Task requirements >> Select every line holding the word "this" and copy it.

Supplied data >>
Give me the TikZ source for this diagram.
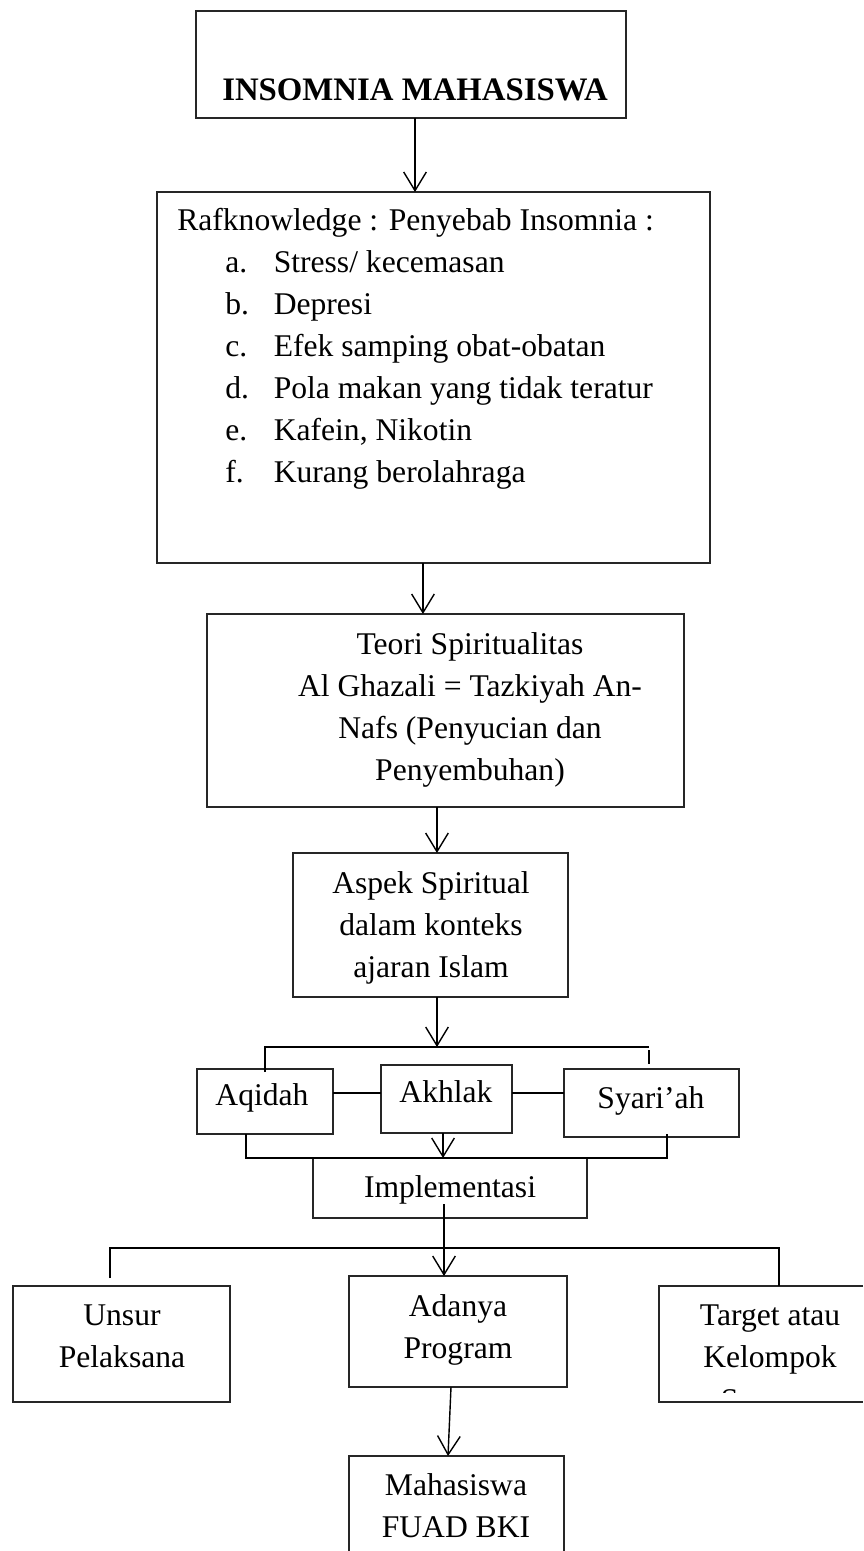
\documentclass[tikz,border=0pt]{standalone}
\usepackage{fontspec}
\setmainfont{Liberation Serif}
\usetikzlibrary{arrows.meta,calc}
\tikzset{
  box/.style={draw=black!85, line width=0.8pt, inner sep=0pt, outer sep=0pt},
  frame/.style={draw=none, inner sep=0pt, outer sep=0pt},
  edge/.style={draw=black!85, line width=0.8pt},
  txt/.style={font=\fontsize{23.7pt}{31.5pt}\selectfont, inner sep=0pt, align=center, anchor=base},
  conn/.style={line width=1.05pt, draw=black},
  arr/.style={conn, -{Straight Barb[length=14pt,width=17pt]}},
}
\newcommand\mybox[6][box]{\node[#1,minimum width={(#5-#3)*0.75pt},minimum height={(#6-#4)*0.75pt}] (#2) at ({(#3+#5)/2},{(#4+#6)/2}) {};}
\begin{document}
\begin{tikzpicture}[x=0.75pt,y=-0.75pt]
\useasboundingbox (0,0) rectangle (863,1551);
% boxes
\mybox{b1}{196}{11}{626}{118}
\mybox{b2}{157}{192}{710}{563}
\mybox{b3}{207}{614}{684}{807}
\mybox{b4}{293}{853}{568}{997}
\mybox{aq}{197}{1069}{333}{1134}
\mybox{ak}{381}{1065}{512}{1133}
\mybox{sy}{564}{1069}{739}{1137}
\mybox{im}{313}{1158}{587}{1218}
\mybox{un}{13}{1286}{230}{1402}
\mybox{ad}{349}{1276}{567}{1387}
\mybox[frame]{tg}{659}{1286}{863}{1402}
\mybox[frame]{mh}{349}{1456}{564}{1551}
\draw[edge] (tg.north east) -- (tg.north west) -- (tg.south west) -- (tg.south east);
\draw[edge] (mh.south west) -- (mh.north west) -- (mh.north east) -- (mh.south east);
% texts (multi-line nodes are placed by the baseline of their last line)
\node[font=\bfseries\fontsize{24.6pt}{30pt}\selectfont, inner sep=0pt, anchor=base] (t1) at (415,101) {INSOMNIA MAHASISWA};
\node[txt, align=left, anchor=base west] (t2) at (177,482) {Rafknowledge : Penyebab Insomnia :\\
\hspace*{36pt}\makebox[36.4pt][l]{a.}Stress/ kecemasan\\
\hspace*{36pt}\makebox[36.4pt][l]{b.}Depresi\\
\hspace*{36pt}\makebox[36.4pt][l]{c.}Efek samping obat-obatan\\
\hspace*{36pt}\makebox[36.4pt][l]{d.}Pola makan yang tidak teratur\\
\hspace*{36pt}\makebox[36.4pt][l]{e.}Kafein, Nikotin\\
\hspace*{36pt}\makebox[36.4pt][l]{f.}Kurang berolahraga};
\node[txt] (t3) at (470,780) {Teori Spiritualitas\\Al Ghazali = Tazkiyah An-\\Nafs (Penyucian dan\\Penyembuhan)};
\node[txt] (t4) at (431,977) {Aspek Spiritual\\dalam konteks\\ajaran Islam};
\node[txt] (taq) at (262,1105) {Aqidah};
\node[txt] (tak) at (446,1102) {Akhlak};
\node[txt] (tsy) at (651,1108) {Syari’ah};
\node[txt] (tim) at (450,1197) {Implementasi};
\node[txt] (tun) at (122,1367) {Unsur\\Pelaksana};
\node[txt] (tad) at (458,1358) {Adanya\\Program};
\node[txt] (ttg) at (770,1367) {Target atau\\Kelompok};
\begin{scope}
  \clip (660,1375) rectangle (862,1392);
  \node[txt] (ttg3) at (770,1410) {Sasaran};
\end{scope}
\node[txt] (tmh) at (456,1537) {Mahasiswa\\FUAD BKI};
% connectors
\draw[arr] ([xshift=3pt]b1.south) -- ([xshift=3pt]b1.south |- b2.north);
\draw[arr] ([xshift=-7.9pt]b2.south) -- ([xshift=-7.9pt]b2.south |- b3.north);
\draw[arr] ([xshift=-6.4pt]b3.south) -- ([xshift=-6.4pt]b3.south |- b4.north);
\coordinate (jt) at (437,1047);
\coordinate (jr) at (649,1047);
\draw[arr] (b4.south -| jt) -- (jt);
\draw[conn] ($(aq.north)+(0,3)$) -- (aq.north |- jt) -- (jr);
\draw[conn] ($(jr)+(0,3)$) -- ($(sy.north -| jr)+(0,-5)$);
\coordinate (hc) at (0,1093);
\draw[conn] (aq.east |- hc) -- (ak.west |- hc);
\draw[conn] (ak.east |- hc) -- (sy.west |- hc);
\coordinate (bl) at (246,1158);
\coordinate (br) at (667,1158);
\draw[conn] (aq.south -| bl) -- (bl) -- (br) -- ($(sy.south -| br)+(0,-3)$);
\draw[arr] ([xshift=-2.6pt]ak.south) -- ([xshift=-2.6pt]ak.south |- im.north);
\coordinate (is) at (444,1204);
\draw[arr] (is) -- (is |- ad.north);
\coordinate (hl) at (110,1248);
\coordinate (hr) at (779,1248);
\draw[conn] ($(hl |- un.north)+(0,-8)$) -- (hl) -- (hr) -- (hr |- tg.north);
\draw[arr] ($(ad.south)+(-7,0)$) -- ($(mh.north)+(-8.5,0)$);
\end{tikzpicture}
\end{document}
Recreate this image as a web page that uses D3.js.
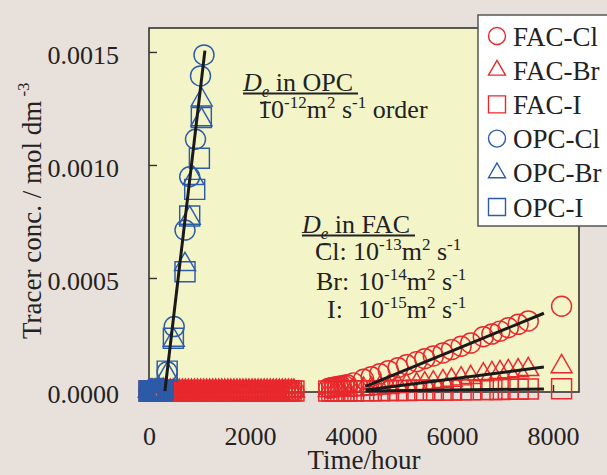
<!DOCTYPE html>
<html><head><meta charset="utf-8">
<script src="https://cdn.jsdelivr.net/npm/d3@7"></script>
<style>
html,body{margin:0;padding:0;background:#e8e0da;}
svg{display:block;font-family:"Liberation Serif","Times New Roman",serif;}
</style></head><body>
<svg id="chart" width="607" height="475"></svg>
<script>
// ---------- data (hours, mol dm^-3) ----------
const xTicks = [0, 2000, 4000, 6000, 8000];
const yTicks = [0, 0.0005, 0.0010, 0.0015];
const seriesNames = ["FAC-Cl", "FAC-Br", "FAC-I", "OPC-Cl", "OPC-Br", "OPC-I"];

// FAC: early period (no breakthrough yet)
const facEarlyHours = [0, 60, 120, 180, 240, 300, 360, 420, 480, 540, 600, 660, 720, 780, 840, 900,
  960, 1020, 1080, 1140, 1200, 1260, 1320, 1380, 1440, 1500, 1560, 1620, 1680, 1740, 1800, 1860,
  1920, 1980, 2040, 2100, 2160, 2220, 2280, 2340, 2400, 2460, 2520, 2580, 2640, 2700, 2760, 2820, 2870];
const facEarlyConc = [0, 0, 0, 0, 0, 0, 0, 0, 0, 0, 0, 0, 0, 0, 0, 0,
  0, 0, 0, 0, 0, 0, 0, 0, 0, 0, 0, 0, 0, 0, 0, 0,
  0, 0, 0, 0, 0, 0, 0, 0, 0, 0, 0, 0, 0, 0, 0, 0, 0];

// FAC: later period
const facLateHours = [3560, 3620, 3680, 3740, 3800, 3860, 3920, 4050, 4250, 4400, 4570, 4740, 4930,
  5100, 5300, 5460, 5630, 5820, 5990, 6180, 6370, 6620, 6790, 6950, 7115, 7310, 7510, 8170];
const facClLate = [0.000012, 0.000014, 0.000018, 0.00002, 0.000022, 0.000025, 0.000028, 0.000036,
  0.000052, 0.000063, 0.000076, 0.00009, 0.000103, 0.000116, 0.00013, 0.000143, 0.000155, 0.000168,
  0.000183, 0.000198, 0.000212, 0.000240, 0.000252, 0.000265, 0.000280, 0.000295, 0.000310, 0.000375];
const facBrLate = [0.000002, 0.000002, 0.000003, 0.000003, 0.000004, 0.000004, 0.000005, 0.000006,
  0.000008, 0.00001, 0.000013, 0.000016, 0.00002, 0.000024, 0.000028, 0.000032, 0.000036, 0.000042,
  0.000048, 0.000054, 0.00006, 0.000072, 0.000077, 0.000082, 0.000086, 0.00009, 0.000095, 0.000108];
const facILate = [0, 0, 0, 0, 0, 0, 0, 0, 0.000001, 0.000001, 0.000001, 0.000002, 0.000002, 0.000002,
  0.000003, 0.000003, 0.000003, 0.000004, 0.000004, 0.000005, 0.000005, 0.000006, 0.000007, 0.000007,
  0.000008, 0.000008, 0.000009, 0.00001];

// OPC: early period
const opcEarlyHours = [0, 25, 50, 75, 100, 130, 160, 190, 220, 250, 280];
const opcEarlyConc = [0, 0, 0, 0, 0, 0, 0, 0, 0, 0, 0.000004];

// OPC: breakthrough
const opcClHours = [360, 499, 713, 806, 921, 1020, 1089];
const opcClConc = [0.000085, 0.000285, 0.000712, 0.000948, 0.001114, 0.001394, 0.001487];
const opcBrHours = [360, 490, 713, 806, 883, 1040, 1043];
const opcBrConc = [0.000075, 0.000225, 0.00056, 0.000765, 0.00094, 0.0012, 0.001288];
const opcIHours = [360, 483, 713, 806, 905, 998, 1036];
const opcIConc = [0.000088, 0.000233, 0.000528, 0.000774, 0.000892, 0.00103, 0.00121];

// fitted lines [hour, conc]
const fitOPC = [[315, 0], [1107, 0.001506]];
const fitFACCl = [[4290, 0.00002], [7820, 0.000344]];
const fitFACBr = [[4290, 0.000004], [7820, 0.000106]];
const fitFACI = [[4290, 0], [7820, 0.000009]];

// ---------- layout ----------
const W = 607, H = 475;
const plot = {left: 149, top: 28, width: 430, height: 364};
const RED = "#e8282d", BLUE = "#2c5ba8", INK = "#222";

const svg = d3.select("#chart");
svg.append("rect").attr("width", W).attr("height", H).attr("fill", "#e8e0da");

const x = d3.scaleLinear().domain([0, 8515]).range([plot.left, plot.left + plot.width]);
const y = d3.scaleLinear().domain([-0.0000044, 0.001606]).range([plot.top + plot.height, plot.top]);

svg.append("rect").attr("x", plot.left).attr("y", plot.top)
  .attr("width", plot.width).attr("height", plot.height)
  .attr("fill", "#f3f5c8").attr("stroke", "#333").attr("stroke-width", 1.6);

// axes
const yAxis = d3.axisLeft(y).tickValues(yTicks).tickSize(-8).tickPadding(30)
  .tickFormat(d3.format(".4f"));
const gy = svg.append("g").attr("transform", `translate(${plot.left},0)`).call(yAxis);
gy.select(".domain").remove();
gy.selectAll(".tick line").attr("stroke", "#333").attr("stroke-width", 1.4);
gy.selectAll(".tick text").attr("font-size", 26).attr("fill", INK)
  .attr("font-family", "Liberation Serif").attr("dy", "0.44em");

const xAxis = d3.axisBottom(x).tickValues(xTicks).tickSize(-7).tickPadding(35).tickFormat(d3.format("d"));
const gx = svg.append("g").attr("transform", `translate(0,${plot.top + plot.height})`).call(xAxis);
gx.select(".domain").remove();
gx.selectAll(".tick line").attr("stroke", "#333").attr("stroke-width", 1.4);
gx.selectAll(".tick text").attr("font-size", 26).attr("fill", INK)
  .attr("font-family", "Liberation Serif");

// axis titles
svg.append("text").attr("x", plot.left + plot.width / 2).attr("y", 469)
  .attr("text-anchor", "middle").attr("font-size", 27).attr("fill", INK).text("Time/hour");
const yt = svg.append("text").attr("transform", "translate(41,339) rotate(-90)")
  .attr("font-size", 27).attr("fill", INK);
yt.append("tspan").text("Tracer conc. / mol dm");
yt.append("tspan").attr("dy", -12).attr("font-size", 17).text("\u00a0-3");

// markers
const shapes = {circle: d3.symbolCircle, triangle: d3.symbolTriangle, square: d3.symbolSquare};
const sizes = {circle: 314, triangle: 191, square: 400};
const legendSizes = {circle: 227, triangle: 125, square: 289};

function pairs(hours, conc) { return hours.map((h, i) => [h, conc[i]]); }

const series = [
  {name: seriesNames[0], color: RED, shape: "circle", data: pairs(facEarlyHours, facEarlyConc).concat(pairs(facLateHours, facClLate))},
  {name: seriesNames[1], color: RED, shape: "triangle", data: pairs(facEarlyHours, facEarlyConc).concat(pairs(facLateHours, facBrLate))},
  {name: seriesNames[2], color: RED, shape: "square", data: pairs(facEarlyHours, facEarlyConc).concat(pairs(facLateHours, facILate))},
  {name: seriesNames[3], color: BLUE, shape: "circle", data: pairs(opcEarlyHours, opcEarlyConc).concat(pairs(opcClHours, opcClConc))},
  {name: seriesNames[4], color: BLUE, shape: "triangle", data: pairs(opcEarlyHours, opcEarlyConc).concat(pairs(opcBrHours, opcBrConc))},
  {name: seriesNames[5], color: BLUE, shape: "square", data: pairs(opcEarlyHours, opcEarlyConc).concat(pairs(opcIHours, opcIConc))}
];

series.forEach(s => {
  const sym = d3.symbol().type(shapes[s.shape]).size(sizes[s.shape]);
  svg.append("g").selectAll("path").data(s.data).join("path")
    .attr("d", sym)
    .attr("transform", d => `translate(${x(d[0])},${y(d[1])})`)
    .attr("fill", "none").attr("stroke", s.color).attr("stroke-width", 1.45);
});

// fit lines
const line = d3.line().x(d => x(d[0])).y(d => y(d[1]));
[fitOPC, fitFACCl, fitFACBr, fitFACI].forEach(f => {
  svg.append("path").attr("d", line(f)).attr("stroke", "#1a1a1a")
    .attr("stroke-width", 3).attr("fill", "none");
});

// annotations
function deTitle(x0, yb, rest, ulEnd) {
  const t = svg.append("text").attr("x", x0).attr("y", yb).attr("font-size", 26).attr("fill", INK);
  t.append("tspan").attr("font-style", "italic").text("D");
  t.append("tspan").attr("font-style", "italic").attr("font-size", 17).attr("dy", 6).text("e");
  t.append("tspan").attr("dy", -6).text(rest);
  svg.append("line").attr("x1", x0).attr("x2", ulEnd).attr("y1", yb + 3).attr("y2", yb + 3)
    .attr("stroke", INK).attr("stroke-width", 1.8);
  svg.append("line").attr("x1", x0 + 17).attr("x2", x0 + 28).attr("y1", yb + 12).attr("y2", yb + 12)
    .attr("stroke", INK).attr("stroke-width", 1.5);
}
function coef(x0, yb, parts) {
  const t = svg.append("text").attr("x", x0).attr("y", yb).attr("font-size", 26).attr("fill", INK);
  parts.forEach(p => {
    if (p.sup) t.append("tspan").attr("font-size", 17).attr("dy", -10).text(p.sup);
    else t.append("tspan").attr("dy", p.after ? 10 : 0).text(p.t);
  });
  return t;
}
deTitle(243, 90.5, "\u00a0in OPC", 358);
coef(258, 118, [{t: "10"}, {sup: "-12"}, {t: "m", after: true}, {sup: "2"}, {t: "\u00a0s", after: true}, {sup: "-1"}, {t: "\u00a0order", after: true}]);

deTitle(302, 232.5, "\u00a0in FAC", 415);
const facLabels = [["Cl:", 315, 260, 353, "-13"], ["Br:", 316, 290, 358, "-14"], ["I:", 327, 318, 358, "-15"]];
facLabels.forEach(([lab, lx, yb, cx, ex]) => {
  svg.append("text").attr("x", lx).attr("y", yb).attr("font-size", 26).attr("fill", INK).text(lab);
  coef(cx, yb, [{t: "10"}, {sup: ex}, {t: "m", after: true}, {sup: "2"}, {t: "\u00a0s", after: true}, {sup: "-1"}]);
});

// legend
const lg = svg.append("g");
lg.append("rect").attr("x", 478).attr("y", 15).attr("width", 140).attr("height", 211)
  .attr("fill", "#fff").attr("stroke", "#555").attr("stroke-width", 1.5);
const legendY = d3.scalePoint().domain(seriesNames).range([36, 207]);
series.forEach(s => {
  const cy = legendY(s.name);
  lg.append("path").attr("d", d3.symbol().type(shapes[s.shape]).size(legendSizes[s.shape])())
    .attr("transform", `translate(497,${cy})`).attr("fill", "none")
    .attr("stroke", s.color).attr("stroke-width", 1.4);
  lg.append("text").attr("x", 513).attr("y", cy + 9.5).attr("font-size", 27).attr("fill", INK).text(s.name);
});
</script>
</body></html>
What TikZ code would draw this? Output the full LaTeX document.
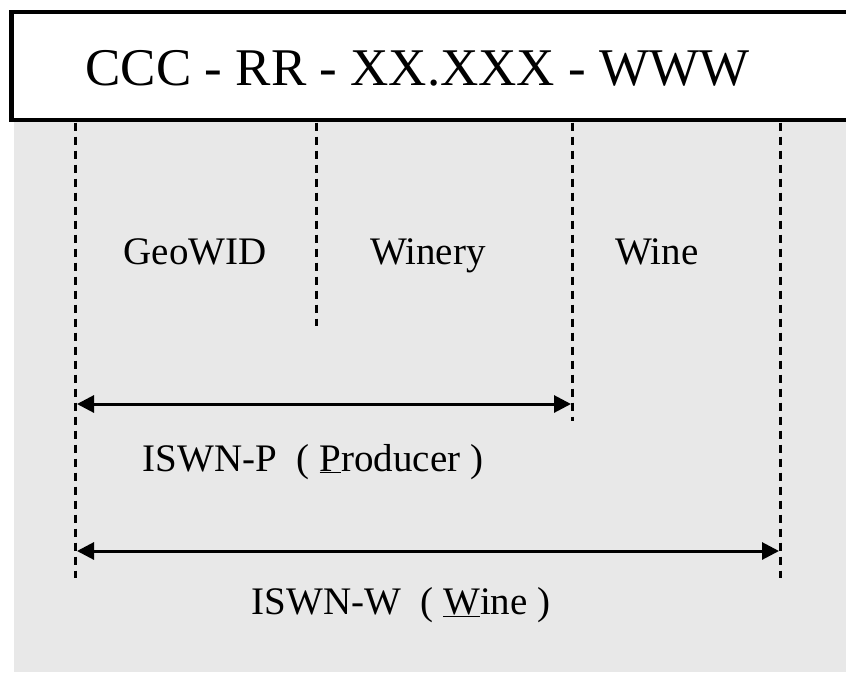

Task result >>
Give me the TikZ source for this diagram.
Recreate this image as a web page that uses D3.js.
What TikZ code would draw this? Output the full LaTeX document.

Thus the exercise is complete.